O último post abordou as tradições acerca das almas penadas. Aproveitando seu clima, transcrevo um causo que recolhi em 05/01/1994, do saudoso Sr. José Camilo da Silva, natural da zona rural de Resende Costa (Fazenda do Palmital), mas radicado a muitos anos em São João del-Rei, no Bairro São Dimas. Era jongueiro, capitão de congado e folião. É a sua versão que se segue. Porém, coligi outra por assim dizer idêntica, de outro mestre da cultura popular, Sr. Júlio Prudente de Oliveira, dois anos depois. Era natural de Santa Rita do Ibitipoca mas morava a muito tempo em São João del-Rei, no Maquiné (*).
* * *
Um viajante andando por terras distantes pediu pousada numa fazenda. Indicaram-lhe que o único lugar disponível era uma velha casa com fama de mal assombrada. Como não tinha medo de nada foi para lá sem exitar.
Acomodou-se num canto e lá pelas tantas ouviu no casarão uma voz: "eu caio!" A voz vinha da parte de cima da casa. O homem respondeu: "cai!" E caiu um braço. Ele nem ligou.
Novamente ouviu a voz: "Eu caio!" e ele respondeu: "pois caia" e caiu outro braço. O viajante não se apavorou com aquilo.
Na terceira vez que a voz apareceu ele ficou nervoso: "cai logo tudo de uma vez e me dá sossego!" Então desabou do forro um monte ossos fazendo um barulho medonho. Os ossos foram se juntando e formaram um esqueleto.
O esqueleto andou em direção ao homem corajoso e conversou com ele, perguntando o que ele fazia ali, alegando que aquela casa era dele. O homem explicou que só queria descansar uma noite. O esqueleto impôs uma condição para o viajante permanecer ali: deveria ir até o quintal com ele e desenterrar um barrilzinho. O homem aceitou a condição.
Os dois foram andando emparelhados para o fundo da horta e junto às bananeiras o homem cavou no lugar que o esqueleto mostrou e ali encontrou um pipote cheio de ouro.
O esqueleto determinou que o homem doasse parte da quantia para as obras da ordem de Santo Antônio e com outra parte mandasse rezar tantas missas em nome de algumas almas, das quais a própria caveira era uma delas, aparecida nesse aspecto tenebroso. O que sobrasse do ouro podia ficar para ele.

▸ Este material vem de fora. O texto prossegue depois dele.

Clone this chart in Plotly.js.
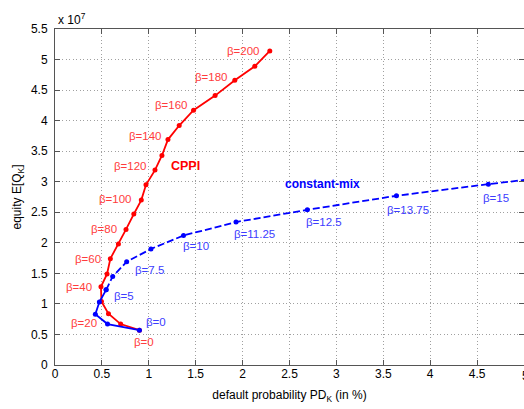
<!DOCTYPE html>
<html>
<head>
<meta charset="utf-8">
<script src="https://cdn.plot.ly/plotly-3.0.1.min.js"></script>
<style>html,body{margin:0;padding:0;background:#fff;}#chart{width:524px;height:409px;}</style>
</head>
<body>
<div id="chart"></div>
<script>
// CPPI curve (beta = 0,10,...,200); equity in units of 1e7
const cppiBeta = [0,10,20,30,40,50,60,70,80,90,100,110,120,130,140,150,160,170,180,190,200];
const cppiPD = [0.90,0.70,0.57,0.495,0.49,0.555,0.59,0.676,0.757,0.84,0.92,0.97,1.066,1.14,1.204,1.324,1.477,1.707,1.917,2.13,2.29];
const cppiEQ = [0.57,0.67,0.84,1.04,1.28,1.49,1.74,1.98,2.22,2.47,2.70,2.95,3.19,3.43,3.69,3.92,4.17,4.41,4.66,4.89,5.14];

// constant-mix curve (beta = 0,1.25,...,16.25)
const cmBeta = [0,1.25,2.5,3.75,5,6.25,7.5,8.75,10,11.25,12.5,13.75,15,16.25];
const cmPD = [0.90,0.56,0.43,0.473,0.545,0.615,0.764,1.023,1.37,1.93,2.69,3.64,4.62,5.62];
const cmEQ = [0.57,0.67,0.83,1.03,1.23,1.45,1.69,1.90,2.12,2.34,2.54,2.77,2.96,3.14];

// labelled betas
const cppiLabelBeta = [0,20,40,60,80,100,120,140,160,180,200];
const cmLabelBeta = [0,5,7.5,10,11.25,12.5,13.75,15];

const xTicks = [0,0.5,1,1.5,2,2.5,3,3.5,4,4.5,5];
const yTicks = [0,0.5,1,1.5,2,2.5,3,3.5,4,4.5,5,5.5];

const RED = '#ff0000', BLUE = '#0000ff';
const RED_L = '#ff3c3c', BLUE_L = '#3c3cff';
const FONT = 'Liberation Sans, Arial, sans-serif';

const splitIdx = cmBeta.indexOf(5);
const traces = [
  {x: cppiPD, y: cppiEQ, mode: 'lines+markers', line: {color: RED, width: 1.8},
   marker: {color: RED, size: 5}, hoverinfo: 'none'},
  {x: cmPD.slice(0, splitIdx + 1), y: cmEQ.slice(0, splitIdx + 1), mode: 'lines+markers',
   line: {color: BLUE, width: 1.8}, marker: {color: BLUE, size: 5}, hoverinfo: 'none'},
  {x: cmPD.slice(splitIdx), y: cmEQ.slice(splitIdx), mode: 'lines+markers',
   line: {color: BLUE, width: 1.8, dash: '7px,3px'}, marker: {color: BLUE, size: 5}, hoverinfo: 'none'}
];

// per-label pixel offsets (style only)
const cppiShift = {0:[5,-12,'center'],20:[-9,-9,'right'],40:[-7,0,'right'],60:[-7,0,'right'],80:[-7,0,'right'],
  100:[-7,1,'right'],120:[-6,4,'right'],140:[-4,4,'right'],160:[-4,5,'right'],180:[-5,3,'right'],200:[-8,0,'right']};
const cmShift = {0:[5,8,'left'],5:[6,-6,'left'],7.5:[6,-8,'left'],10:[-3,-11,'left'],11.25:[-4,-12,'left'],
  12.5:[-3,-12,'left'],13.75:[-11,-14,'left'],15:[-7,-14,'left']};

const annotations = [];
cppiLabelBeta.forEach(b => {
  const i = cppiBeta.indexOf(b); const s = cppiShift[b];
  annotations.push({x: cppiPD[i], y: cppiEQ[i], xref: 'x', yref: 'y', text: 'β=' + b, showarrow: false,
    xanchor: s[2], yanchor: 'middle', xshift: s[0], yshift: s[1], font: {family: FONT, size: 11.5, color: RED_L}});
});
cmLabelBeta.forEach(b => {
  const i = cmBeta.indexOf(b); const s = cmShift[b];
  annotations.push({x: cmPD[i], y: cmEQ[i], xref: 'x', yref: 'y', text: 'β=' + b, showarrow: false,
    xanchor: s[2], yanchor: 'middle', xshift: s[0], yshift: s[1], font: {family: FONT, size: 11.5, color: BLUE_L}});
});
annotations.push({x: 1.386, y: 3.26, xref: 'x', yref: 'y', text: '<b>CPPI</b>', showarrow: false,
  font: {family: FONT, size: 12.5, color: RED}});
annotations.push({x: 2.85, y: 2.96, xref: 'x', yref: 'y', text: '<b>constant-mix</b>', showarrow: false,
  font: {family: FONT, size: 12, color: BLUE}});
annotations.push({x: 0, y: 1, xref: 'paper', yref: 'paper', text: 'x 10<sup>7</sup>', showarrow: false,
  xanchor: 'left', yanchor: 'bottom', xshift: 1, yshift: 0, font: {family: FONT, size: 12, color: '#000'}});
// last x tick label, partly cut by the page edge as in the reference
const lastX = xTicks[xTicks.length - 1];
annotations.push({x: lastX, y: 0, xref: 'x', yref: 'y', text: String(lastX), showarrow: false,
  xanchor: 'center', yanchor: 'top', xshift: 1, yshift: -2, font: {family: FONT, size: 12, color: '#000'}});

const axisCommon = {
  showline: true, linecolor: '#555', linewidth: 1, mirror: 'ticks',
  ticks: 'inside', ticklen: 5, tickcolor: '#555',
  showgrid: true, gridcolor: '#a0a0a0', griddash: '1px,2.5px', gridwidth: 1,
  zeroline: false, tickfont: {family: FONT, size: 12, color: '#000'}
};

const layout = {
  width: 524, height: 409,
  margin: {l: 55, r: 0, t: 29, b: 44},
  paper_bgcolor: '#fff', plot_bgcolor: '#fff',
  showlegend: false,
  font: {family: FONT},
  xaxis: Object.assign({}, axisCommon, {range: [0, 5], tickvals: xTicks, ticktext: xTicks.map(String),
    ticklabelstandoff: -2,
    title: {text: 'default probability PD<sub>K</sub> (in %)', font: {family: FONT, size: 12, color: '#000'}, standoff: 10}}),
  yaxis: Object.assign({}, axisCommon, {range: [0, 5.5], tickvals: yTicks, ticktext: yTicks.map(String),
    ticklabelstandoff: 4,
    title: {text: 'equity E[Q<sub>K</sub>]', font: {family: FONT, size: 12, color: '#000'}, standoff: 6}}),
  annotations: annotations
};

Plotly.newPlot('chart', traces, layout, {staticPlot: true, displayModeBar: false});
</script>
</body>
</html>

Assim feito, o esqueleto e as outras almas que assombravam aquela velha fazenda puderam descansar em paz e não apareceram mais.
Detalhe de uma essa existente na Igreja do Carmo de São João del-Rei/MG. |
Notas e Créditos
* Além destas duas versões, Antônio Gaio Sobrinho também sugere a existência deste causo em Conceição da Barra de Minas, senão vejamos: "(...) na Fazenda da Fortaleza, onde ao desventurado viajante que nela passasse a noite, por certo, lhe aconteceria os piores sobressaltos, mistérios do além, que não lhe deixariam dormir. Sucediam-lhe, noite adentro, lancinantes gemidos que repetiam pavorosos gritos dizendo: "eu caio! eu caio!" E se o infeliz respondesse: "pode cair", despencavam do teto, a cada vez, pernas, cabeças, braços... um horror!" (etc.) (Memórias Sentimentais de Conceição da Barra de Minas. São João del-Rei: UFSJ, 2014. 230p.il. p.155).